● **REQUIRED TASK**: Leave out the pictures and return every entry exactly as it appears.

------ LISTED ENTRIES ------

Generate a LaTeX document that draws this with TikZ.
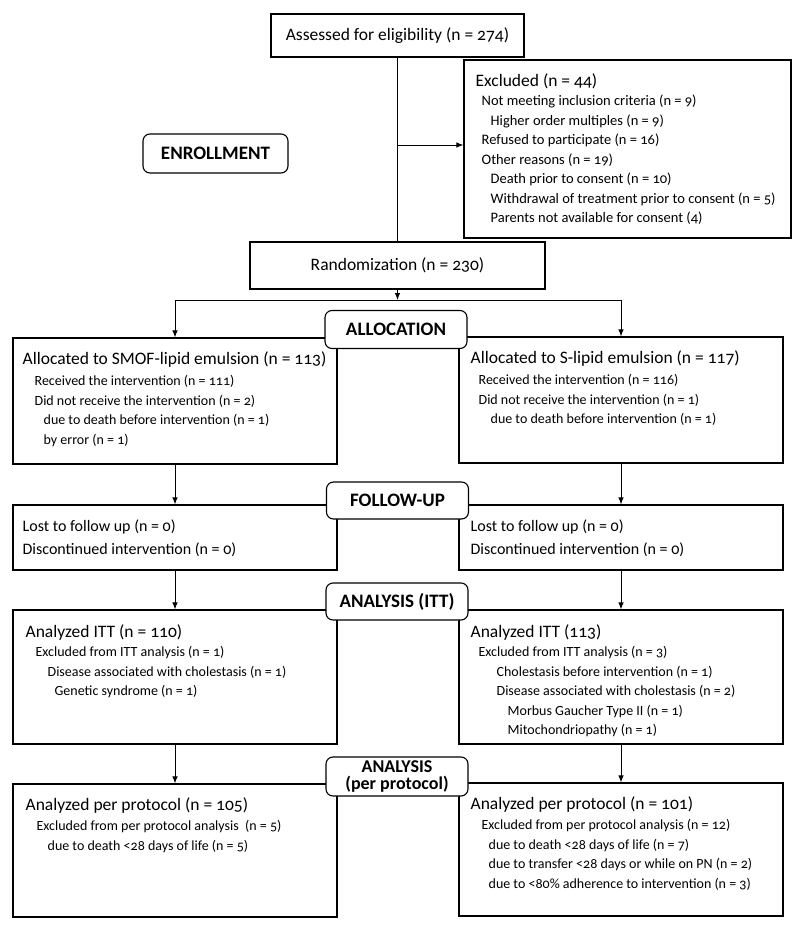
\documentclass[tikz,border=0pt]{standalone}
\usepackage{fontspec}
\setmainfont{Carlito}[Numbers=OldStyle]
\usetikzlibrary{arrows.meta,positioning}
\newcommand{\mainf}{\fontsize{17.5}{19.5}\selectfont}

\begin{document}
\begin{tikzpicture}[x=1pt,y=-1pt,
  box/.style={draw,line width=1.1pt,minimum width=324pt,inner sep=0pt},
  stage/.style={draw,line width=1.1pt,rounded corners=7pt,minimum width=142pt,minimum height=38pt,fill=white,align=center,font=\fontsize{19}{15}\selectfont\bfseries},
  txt/.style={anchor=north west,inner sep=0pt,align=left,font=\fontsize{14}{19.5}\selectfont},
  arr/.style={-{Latex[length=7pt,width=5.5pt]},line width=1pt}]
  \useasboundingbox (0,0) rectangle (800,931);
  % enrollment
  \node[box,minimum width=253pt,minimum height=43pt,font=\mainf] (assess) at (397.5,35.5) {Assessed for eligibility (n = 274)};
  \node[box,minimum width=327pt,minimum height=178pt] (excl) at (627.5,149) {};
  \node[txt,font=\fontsize{14.5}{19.5}\selectfont] (excltxt) at ([xshift=12pt,yshift=-14pt]excl.north west) {{\mainf Excluded (n = 44)}\\
    \hspace*{6pt}Not meeting inclusion criteria (n = 9)\\
    \hspace*{15pt}Higher order multiples (n = 9)\\
    \hspace*{6pt}Refused to participate (n = 16)\\
    \hspace*{6pt}Other reasons (n = 19)\\
    \hspace*{15pt}Death prior to consent (n = 10)\\
    \hspace*{15pt}Withdrawal of treatment prior to consent (n = 5)\\
    \hspace*{15pt}Parents not available for consent (4)};
  \node[stage,minimum width=145pt,minimum height=39pt] (enroll) at (215.5,153.5) {ENROLLMENT};
  \node[box,minimum width=295pt,minimum height=47pt,font=\mainf] (random) at (397.5,265.5) {Randomization (n = 230)};
  \coordinate (branch) at (397.5,145);
  \coordinate (split) at (397.5,300);
  \draw[line width=1pt] (assess.south) -- (random.north);
  \draw[arr] (branch) -- (branch -| excl.west);
  % allocation
  \node[box,minimum height=126pt] (smof) at (175,401) {};
  \node[box,minimum height=126pt] (slip) at (621,400) {};
  \node[txt] (smoftxt) at ([xshift=10pt,yshift=-14pt]smof.north west) {{\mainf Allocated to SMOF-lipid emulsion (n = 113)}\\[2pt]
    \hspace*{12pt}Received the intervention (n = 111)\\
    \hspace*{12pt}Did not receive the intervention (n = 2)\\
    \hspace*{21pt}due to death before intervention (n = 1)\\
    \hspace*{21pt}by error (n = 1)};
  \node[txt] (sliptxt) at ([xshift=12pt,yshift=-14pt]slip.north west) {{\mainf Allocated to S-lipid emulsion (n = 117)}\\[2pt]
    \hspace*{8pt}Received the intervention (n = 116)\\
    \hspace*{8pt}Did not receive the intervention (n = 1)\\
    \hspace*{20pt}due to death before intervention (n = 1)};
  \node[stage] (alloc) at (396,329.5) {ALLOCATION};
  \draw[arr] (random.south) -- (split);
  \draw[arr] (split) -| (smof.north);
  \draw[arr] (split) -| (slip.north);
  % follow-up
  \node[box,minimum height=65pt] (lost1) at (175,537.5) {};
  \node[box,minimum height=65pt] (lost2) at (621,537.5) {};
  \node[txt,font=\fontsize{16}{19.5}\selectfont] (lost1txt) at ([xshift=10pt,yshift=-15pt]lost1.north west) {Lost to follow up (n = 0)\\[3.5pt]Discontinued intervention (n = 0)};
  \node[txt,font=\fontsize{16}{19.5}\selectfont] (lost2txt) at ([xshift=12pt,yshift=-15pt]lost2.north west) {Lost to follow up (n = 0)\\[3.5pt]Discontinued intervention (n = 0)};
  \node[stage,minimum height=37pt] (follow) at (397.5,500.5) {FOLLOW-UP};
  \draw[arr] (smof.south) -- (lost1.north);
  \draw[arr] (slip.south) -- (lost2.north);
  % analysis ITT
  \node[box,minimum height=134pt] (itt1) at (175,677) {};
  \node[box,minimum height=134pt] (itt2) at (621,677) {};
  \node[txt] (itt1txt) at ([xshift=13pt,yshift=-15pt]itt1.north west) {{\mainf Analyzed ITT (n = 110)}\\
    \hspace*{10pt}Excluded from ITT analysis (n = 1)\\
    \hspace*{22pt}Disease associated with cholestasis (n = 1)\\
    \hspace*{29pt}Genetic syndrome (n = 1)};
  \node[txt] (itt2txt) at ([xshift=12pt,yshift=-15pt]itt2.north west) {{\mainf Analyzed ITT (113)}\\
    \hspace*{8pt}Excluded from ITT analysis (n = 3)\\
    \hspace*{26pt}Cholestasis before intervention (n = 1)\\
    \hspace*{26pt}Disease associated with cholestasis (n = 2)\\
    \hspace*{37pt}Morbus Gaucher Type II (n = 1)\\
    \hspace*{37pt}Mitochondriopathy (n = 1)};
  \node[stage,minimum height=37pt] (ittlab) at (397,601.5) {ANALYSIS (ITT)};
  \draw[arr] (lost1.south) -- (itt1.north);
  \draw[arr] (lost2.south) -- (itt2.north);
  % analysis per protocol
  \node[box,minimum height=133pt] (pp1) at (175,850.5) {};
  \node[box,minimum height=133pt] (pp2) at (621,849.5) {};
  \node[txt] (pp1txt) at ([xshift=13pt,yshift=-14pt]pp1.north west) {{\mainf Analyzed per protocol (n = 105)}\\[1pt]
    \hspace*{11pt}Excluded from per protocol analysis~ (n = 5)\\
    \hspace*{22pt}due to death <28 days of life (n = 5)};
  \node[txt] (pp2txt) at ([xshift=12pt,yshift=-14pt]pp2.north west) {{\mainf Analyzed per protocol (n = 101)}\\[1pt]
    \hspace*{11pt}Excluded from per protocol analysis (n = 12)\\
    \hspace*{18pt}due to death <28 days of life (n = 7)\\
    \hspace*{18pt}due to transfer <28 days or while on PN (n = 2)\\
    \hspace*{18pt}due to <80\% adherence to intervention (n = 3)};
  \node[stage,minimum height=39pt,inner sep=2pt,font=\fontsize{18}{16.5}\selectfont\bfseries] (pplab) at (397,776.5) {ANALYSIS\\(per protocol)};
  \draw[arr] (itt1.south) -- (pp1.north);
  \draw[arr] (itt2.south) -- (pp2.north);
\end{tikzpicture}
\end{document}
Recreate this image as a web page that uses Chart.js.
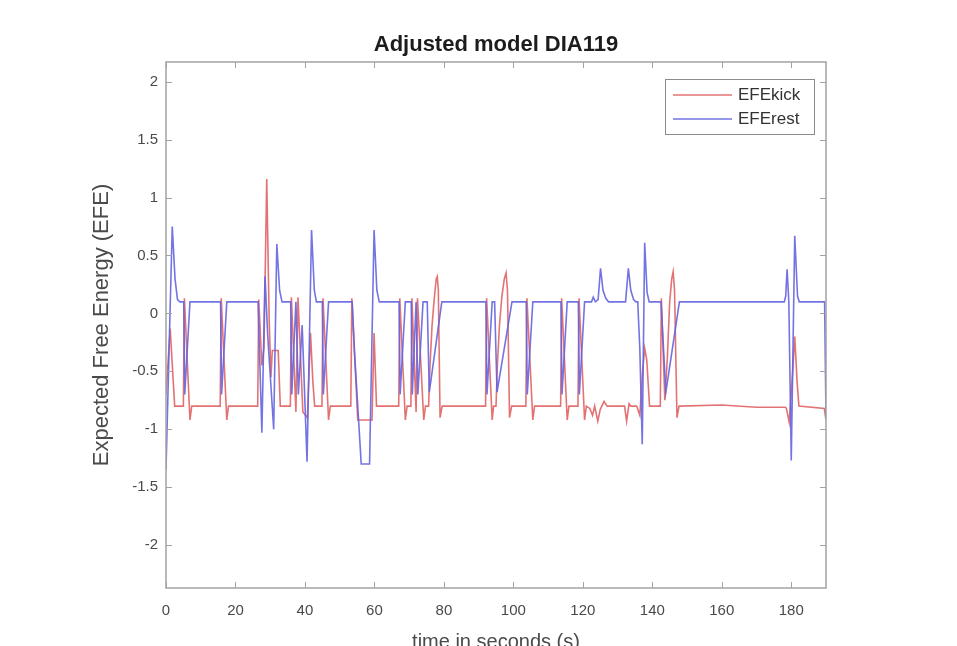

------

● **FINISHED ANSWER**:
Generate a LaTeX document that draws this with TikZ.
\documentclass[tikz,border=0pt]{standalone}
\usepackage{fontspec}
\setmainfont{Carlito}[Numbers=OldStyle]
\usetikzlibrary{arrows.meta,positioning}
\newcommand{\mainf}{\fontsize{17.5}{19.5}\selectfont}

\begin{document}
\begin{tikzpicture}[x=1pt,y=-1pt,
  box/.style={draw,line width=1.1pt,minimum width=324pt,inner sep=0pt},
  stage/.style={draw,line width=1.1pt,rounded corners=7pt,minimum width=142pt,minimum height=38pt,fill=white,align=center,font=\fontsize{19}{15}\selectfont\bfseries},
  txt/.style={anchor=north west,inner sep=0pt,align=left,font=\fontsize{14}{19.5}\selectfont},
  arr/.style={-{Latex[length=7pt,width=5.5pt]},line width=1pt}]
  \useasboundingbox (0,0) rectangle (800,931);
  % enrollment
  \node[box,minimum width=253pt,minimum height=43pt,font=\mainf] (assess) at (397.5,35.5) {Assessed for eligibility (n = 274)};
  \node[box,minimum width=327pt,minimum height=178pt] (excl) at (627.5,149) {};
  \node[txt,font=\fontsize{14.5}{19.5}\selectfont] (excltxt) at ([xshift=12pt,yshift=-14pt]excl.north west) {{\mainf Excluded (n = 44)}\\
    \hspace*{6pt}Not meeting inclusion criteria (n = 9)\\
    \hspace*{15pt}Higher order multiples (n = 9)\\
    \hspace*{6pt}Refused to participate (n = 16)\\
    \hspace*{6pt}Other reasons (n = 19)\\
    \hspace*{15pt}Death prior to consent (n = 10)\\
    \hspace*{15pt}Withdrawal of treatment prior to consent (n = 5)\\
    \hspace*{15pt}Parents not available for consent (4)};
  \node[stage,minimum width=145pt,minimum height=39pt] (enroll) at (215.5,153.5) {ENROLLMENT};
  \node[box,minimum width=295pt,minimum height=47pt,font=\mainf] (random) at (397.5,265.5) {Randomization (n = 230)};
  \coordinate (branch) at (397.5,145);
  \coordinate (split) at (397.5,300);
  \draw[line width=1pt] (assess.south) -- (random.north);
  \draw[arr] (branch) -- (branch -| excl.west);
  % allocation
  \node[box,minimum height=126pt] (smof) at (175,401) {};
  \node[box,minimum height=126pt] (slip) at (621,400) {};
  \node[txt] (smoftxt) at ([xshift=10pt,yshift=-14pt]smof.north west) {{\mainf Allocated to SMOF-lipid emulsion (n = 113)}\\[2pt]
    \hspace*{12pt}Received the intervention (n = 111)\\
    \hspace*{12pt}Did not receive the intervention (n = 2)\\
    \hspace*{21pt}due to death before intervention (n = 1)\\
    \hspace*{21pt}by error (n = 1)};
  \node[txt] (sliptxt) at ([xshift=12pt,yshift=-14pt]slip.north west) {{\mainf Allocated to S-lipid emulsion (n = 117)}\\[2pt]
    \hspace*{8pt}Received the intervention (n = 116)\\
    \hspace*{8pt}Did not receive the intervention (n = 1)\\
    \hspace*{20pt}due to death before intervention (n = 1)};
  \node[stage] (alloc) at (396,329.5) {ALLOCATION};
  \draw[arr] (random.south) -- (split);
  \draw[arr] (split) -| (smof.north);
  \draw[arr] (split) -| (slip.north);
  % follow-up
  \node[box,minimum height=65pt] (lost1) at (175,537.5) {};
  \node[box,minimum height=65pt] (lost2) at (621,537.5) {};
  \node[txt,font=\fontsize{16}{19.5}\selectfont] (lost1txt) at ([xshift=10pt,yshift=-15pt]lost1.north west) {Lost to follow up (n = 0)\\[3.5pt]Discontinued intervention (n = 0)};
  \node[txt,font=\fontsize{16}{19.5}\selectfont] (lost2txt) at ([xshift=12pt,yshift=-15pt]lost2.north west) {Lost to follow up (n = 0)\\[3.5pt]Discontinued intervention (n = 0)};
  \node[stage,minimum height=37pt] (follow) at (397.5,500.5) {FOLLOW-UP};
  \draw[arr] (smof.south) -- (lost1.north);
  \draw[arr] (slip.south) -- (lost2.north);
  % analysis ITT
  \node[box,minimum height=134pt] (itt1) at (175,677) {};
  \node[box,minimum height=134pt] (itt2) at (621,677) {};
  \node[txt] (itt1txt) at ([xshift=13pt,yshift=-15pt]itt1.north west) {{\mainf Analyzed ITT (n = 110)}\\
    \hspace*{10pt}Excluded from ITT analysis (n = 1)\\
    \hspace*{22pt}Disease associated with cholestasis (n = 1)\\
    \hspace*{29pt}Genetic syndrome (n = 1)};
  \node[txt] (itt2txt) at ([xshift=12pt,yshift=-15pt]itt2.north west) {{\mainf Analyzed ITT (113)}\\
    \hspace*{8pt}Excluded from ITT analysis (n = 3)\\
    \hspace*{26pt}Cholestasis before intervention (n = 1)\\
    \hspace*{26pt}Disease associated with cholestasis (n = 2)\\
    \hspace*{37pt}Morbus Gaucher Type II (n = 1)\\
    \hspace*{37pt}Mitochondriopathy (n = 1)};
  \node[stage,minimum height=37pt] (ittlab) at (397,601.5) {ANALYSIS (ITT)};
  \draw[arr] (lost1.south) -- (itt1.north);
  \draw[arr] (lost2.south) -- (itt2.north);
  % analysis per protocol
  \node[box,minimum height=133pt] (pp1) at (175,850.5) {};
  \node[box,minimum height=133pt] (pp2) at (621,849.5) {};
  \node[txt] (pp1txt) at ([xshift=13pt,yshift=-14pt]pp1.north west) {{\mainf Analyzed per protocol (n = 105)}\\[1pt]
    \hspace*{11pt}Excluded from per protocol analysis~ (n = 5)\\
    \hspace*{22pt}due to death <28 days of life (n = 5)};
  \node[txt] (pp2txt) at ([xshift=12pt,yshift=-14pt]pp2.north west) {{\mainf Analyzed per protocol (n = 101)}\\[1pt]
    \hspace*{11pt}Excluded from per protocol analysis (n = 12)\\
    \hspace*{18pt}due to death <28 days of life (n = 7)\\
    \hspace*{18pt}due to transfer <28 days or while on PN (n = 2)\\
    \hspace*{18pt}due to <80\% adherence to intervention (n = 3)};
  \node[stage,minimum height=39pt,inner sep=2pt,font=\fontsize{18}{16.5}\selectfont\bfseries] (pplab) at (397,776.5) {ANALYSIS\\(per protocol)};
  \draw[arr] (itt1.south) -- (pp1.north);
  \draw[arr] (itt2.south) -- (pp2.north);
\end{tikzpicture}
\end{document}
Recreate this image as a web page that uses Chart.js.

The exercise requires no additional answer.